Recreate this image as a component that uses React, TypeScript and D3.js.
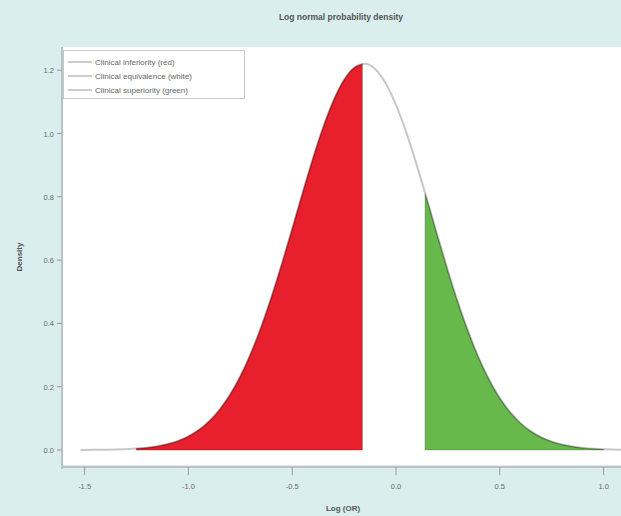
import React from "react";
import * as d3 from "d3";

// Log(OR) grid and density values
const logOR = [
  -1.52, -1.45, -1.4, -1.35, -1.3, -1.25, -1.2, -1.15, -1.1, -1.05, -1.0,
  -0.95, -0.9, -0.85, -0.8, -0.75, -0.7, -0.65, -0.6, -0.55, -0.5, -0.45, -0.4,
  -0.35, -0.3, -0.25, -0.2, -0.15, -0.1, -0.05, 0.0, 0.05, 0.1, 0.15, 0.2, 0.25,
  0.3, 0.35, 0.4, 0.45, 0.5, 0.55, 0.6, 0.65, 0.7, 0.75, 0.8, 0.85, 0.9, 0.95,
  1.0, 1.05, 1.1,
];
const density = [
  0.0002, 0.0005, 0.0009, 0.0015, 0.0027, 0.0045, 0.0074, 0.0119, 0.0187,
  0.0288, 0.0433, 0.0636, 0.091, 0.1275, 0.1745, 0.2331, 0.3043, 0.388, 0.4834,
  0.5882, 0.6993, 0.8122, 0.9215, 1.0213, 1.1058, 1.1696, 1.2085, 1.22, 1.2029,
  1.1587, 1.0903, 1.0024, 0.9002, 0.7897, 0.6767, 0.5666, 0.4633, 0.3703, 0.2889,
  0.2203, 0.1641, 0.1194, 0.0849, 0.059, 0.04, 0.0265, 0.0171, 0.0108, 0.0067,
  0.004, 0.0024, 0.0014, 0.0008,
];
// Region bounds (log OR) and the density at each bound
const redRange = [-1.25, -0.1625];
const redEdgeDensity = [0.0045, 1.219];
const greenRange = [0.14, 1.0];
const greenEdgeDensity = [0.81, 0.0024];

const xTicks = [-1.5, -1.0, -0.5, 0.0, 0.5, 1.0];
const yTicks = [0.0, 0.2, 0.4, 0.6, 0.8, 1.0, 1.2];
const legendLabels = [
  "Clinical inferiority (red)",
  "Clinical equivalence (white)",
  "Clinical superiority (green)",
];
const titleText = "Log normal probability density";
const xTitle = "Log (OR)";
const yTitle = "Density";

type P = { x: number; y: number };

export default function App() {
  const W = 621;
  const H = 516;
  const plot = { left: 62, top: 47, right: 621, bottom: 465 };

  const x = d3.scaleLinear().domain([0, 0.5]).range([396, 499.8]);
  const y = d3.scaleLinear().domain([0, 1.2]).range([450, 70.2]);

  const pts: P[] = logOR.map((v, i) => ({ x: v, y: density[i] }));

  const region = (r: number[], e: number[]): P[] => [
    { x: r[0], y: e[0] },
    ...pts.filter((p) => p.x > r[0] && p.x < r[1]),
    { x: r[1], y: e[1] },
  ];

  const area = d3
    .area<P>()
    .x((d) => x(d.x))
    .y0(y(0))
    .y1((d) => y(d.y))
    .curve(d3.curveMonotoneX);
  const line = d3
    .line<P>()
    .x((d) => x(d.x))
    .y((d) => y(d.y))
    .curve(d3.curveMonotoneX);

  const font = "'Liberation Sans', Arial, sans-serif";

  return (
    <svg
      width={W}
      height={H}
      style={{ position: "absolute", left: 0, top: 0 }}
      fontFamily={font}
    >
      <defs>
        <clipPath id="plotclip">
          <rect
            x={plot.left}
            y={plot.top}
            width={plot.right - plot.left}
            height={plot.bottom - plot.top}
          />
        </clipPath>
      </defs>
      <rect x={0} y={0} width={W} height={H} fill="#daeeed" />
      <rect
        x={plot.left}
        y={plot.top}
        width={plot.right - plot.left}
        height={plot.bottom - plot.top}
        fill="#ffffff"
      />
      <text
        x={341}
        y={20}
        textAnchor="middle"
        fontSize={8.5}
        fontWeight="bold"
        fill="#555"
      >
        {titleText}
      </text>

      <g clipPath="url(#plotclip)">
        <path
          d={area(region(redRange, redEdgeDensity)) || ""}
          fill="#e8202e"
          stroke="rgba(120,0,0,0.35)"
          strokeWidth={1.2}
        />
        <path
          d={area(region(greenRange, greenEdgeDensity)) || ""}
          fill="#68b94b"
          stroke="rgba(0,0,0,0.18)"
          strokeWidth={1.2}
        />
        <path
          d={line(pts) || ""}
          fill="none"
          stroke="rgba(0,0,0,0.22)"
          strokeWidth={2}
        />
      </g>

      {/* axes */}
      <line x1={62} x2={62} y1={plot.top} y2={469} stroke="#b9c4c4" strokeWidth={2} />
      <line x1={61} x2={plot.right} y1={467} y2={467} stroke="#b9c4c4" strokeWidth={2} />
      {yTicks.map((t) => (
        <g key={"y" + t}>
          <line x1={57} x2={62} y1={y(t)} y2={y(t)} stroke="#999" strokeWidth={1} />
          <text x={54} y={y(t) + 3} textAnchor="end" fontSize={7.5} fill="#6a6a6a">
            {t.toFixed(1)}
          </text>
        </g>
      ))}
      {xTicks.map((t) => (
        <g key={"x" + t}>
          <line x1={x(t)} x2={x(t)} y1={467} y2={475} stroke="#999" strokeWidth={1} />
          <text x={x(t)} y={489} textAnchor="middle" fontSize={7.5} fill="#6a6a6a">
            {t.toFixed(1)}
          </text>
        </g>
      ))}
      <text
        x={343}
        y={511}
        textAnchor="middle"
        fontSize={8}
        fontWeight="bold"
        fill="#555"
      >
        {xTitle}
      </text>
      <text
        transform="translate(22,257) rotate(-90)"
        textAnchor="middle"
        fontSize={8}
        fontWeight="bold"
        fill="#555"
      >
        {yTitle}
      </text>

      {/* legend */}
      <rect
        x={63.5}
        y={50.5}
        width={181}
        height={48}
        fill="#ffffff"
        stroke="#c8c8c8"
        strokeWidth={1}
      />
      {legendLabels.map((l, i) => (
        <g key={l}>
          <line
            x1={68}
            x2={92}
            y1={62 + i * 14}
            y2={62 + i * 14}
            stroke="#bbb"
            strokeWidth={1.5}
          />
          <text x={95} y={65 + i * 14} fontSize={8} fill="#666">
            {l}
          </text>
        </g>
      ))}
    </svg>
  );
}
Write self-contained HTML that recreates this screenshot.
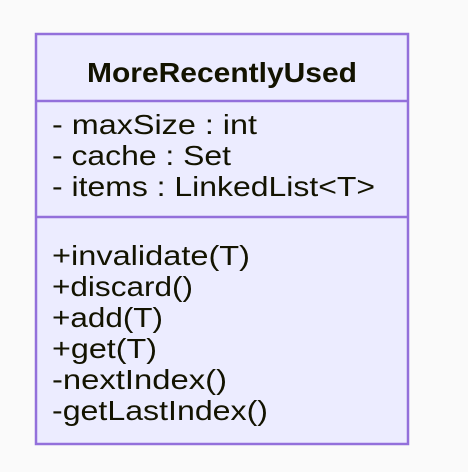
<!DOCTYPE html>
<html><head><style>html,body{margin:0;padding:0;background:#fafafa;}svg{display:block}</style></head>
<body>
<svg width="468" height="472" xmlns="http://www.w3.org/2000/svg" font-family="'Liberation Sans', sans-serif" font-size="28" fill="#131300">
<rect x="0" y="0" width="468" height="472" fill="#fafafa"/>
<rect x="36" y="34" width="372" height="410" fill="#ECECFF" stroke="#9370DB" stroke-width="2.5"/>
<line x1="36" y1="101" x2="408" y2="101" stroke="#9370DB" stroke-width="2.5"/>
<line x1="36" y1="217" x2="408" y2="217" stroke="#9370DB" stroke-width="2.5"/>
<text x="87" y="82" font-weight="bold" textLength="270" lengthAdjust="spacingAndGlyphs">MoreRecentlyUsed</text>
<text x="52" y="134" textLength="205" lengthAdjust="spacingAndGlyphs">- maxSize : int</text>
<text x="52" y="165" textLength="179" lengthAdjust="spacingAndGlyphs">- cache : Set</text>
<text x="52" y="196" textLength="323" lengthAdjust="spacingAndGlyphs">- items : LinkedList&lt;T&gt;</text>
<text x="52" y="265" textLength="198" lengthAdjust="spacingAndGlyphs">+invalidate(T)</text>
<text x="52" y="296" textLength="141" lengthAdjust="spacingAndGlyphs">+discard()</text>
<text x="52" y="327" textLength="111" lengthAdjust="spacingAndGlyphs">+add(T)</text>
<text x="52" y="358" textLength="105" lengthAdjust="spacingAndGlyphs">+get(T)</text>
<text x="52" y="389" textLength="175" lengthAdjust="spacingAndGlyphs">-nextIndex()</text>
<text x="52" y="420" textLength="216" lengthAdjust="spacingAndGlyphs">-getLastIndex()</text>
</svg>
</body></html>
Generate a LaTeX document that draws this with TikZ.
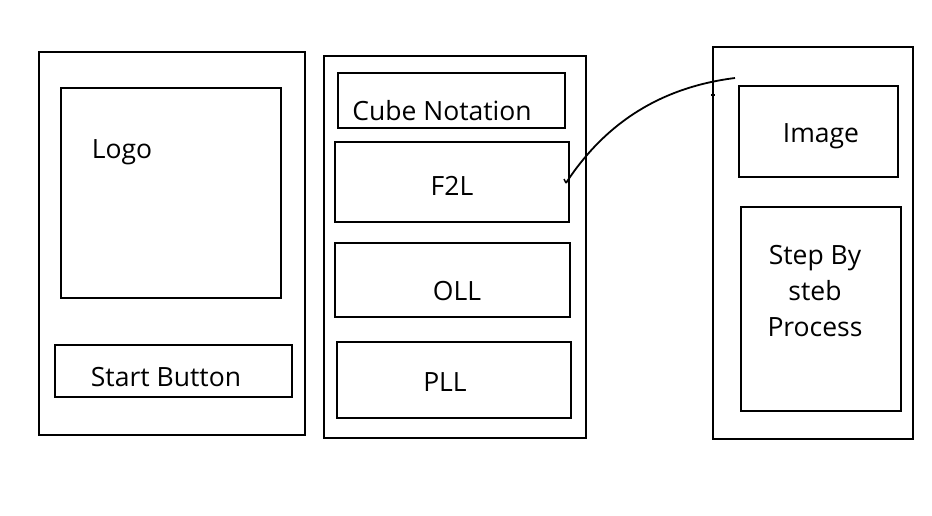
\documentclass[tikz,border=0pt]{standalone}
\usepackage{fontspec}
\setmainfont{Open Sans}
\begin{document}
\begin{tikzpicture}[x=1pt,y=-1pt,
  box/.style={draw=black,line width=2pt,inner sep=0pt},
  lbl/.style={font=\fontsize{26.5}{36}\selectfont,inner sep=0pt,anchor=center}]
\useasboundingbox[fill=white] (0,0) rectangle (932,516);
% left screen
\draw[box] (39,52) rectangle (305,435);
\draw[box] (61,88) rectangle (281,298);
\node[lbl] (logo) at (122,152) {Logo};
\draw[box,line width=1.6pt] (55,345) rectangle (292,397);
\node[lbl] (start) at (166,377) {Start Button};
% middle screen
\draw[box] (324,56) rectangle (586,438);
\draw[box] (338,73) rectangle (565,128);
\node[lbl] (cube) at (442,111) {Cube Notation};
\draw[box,line width=1.6pt] (335,142) rectangle (569,222);
\node[lbl] (f2l) at (452,186) {F2L};
\draw[box,line width=1.6pt] (335,243) rectangle (570,317);
\node[lbl] (oll) at (457,291) {OLL};
\draw[box] (337,342) rectangle (571,418);
\node[lbl] (pll) at (445,382) {PLL};
% right screen
\draw[box] (713,47) rectangle (913,439);
\draw[box] (739,86) rectangle (898,177);
\node[lbl] (image) at (821,136) {Image};
\draw[box] (741,207) rectangle (901,411);
\node[lbl,align=center] (steps) at (815,291) {Step By\\steb\\Process};
% connector
\coordinate (cs) at (566,183);
\coordinate (ce) at (735,78);
\draw[line width=1.8pt] (cs) .. controls (602,128) and (655,88) .. (ce);
\draw[line width=1.5pt] (cs) -- ++(-2,-4);
\draw[line width=1.5pt] (586,117) -- (586,120);
\draw[line width=2pt] (711,95) -- (715,95);
\end{tikzpicture}
\end{document}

----------

Goal: Restate the data word for word from its first line through the line with "import * as", leaving out any picture along the way.

Task result:
Recreate this image as a component that uses React, TypeScript and D3.js.
import React from "react";
import * as d3 from "d3";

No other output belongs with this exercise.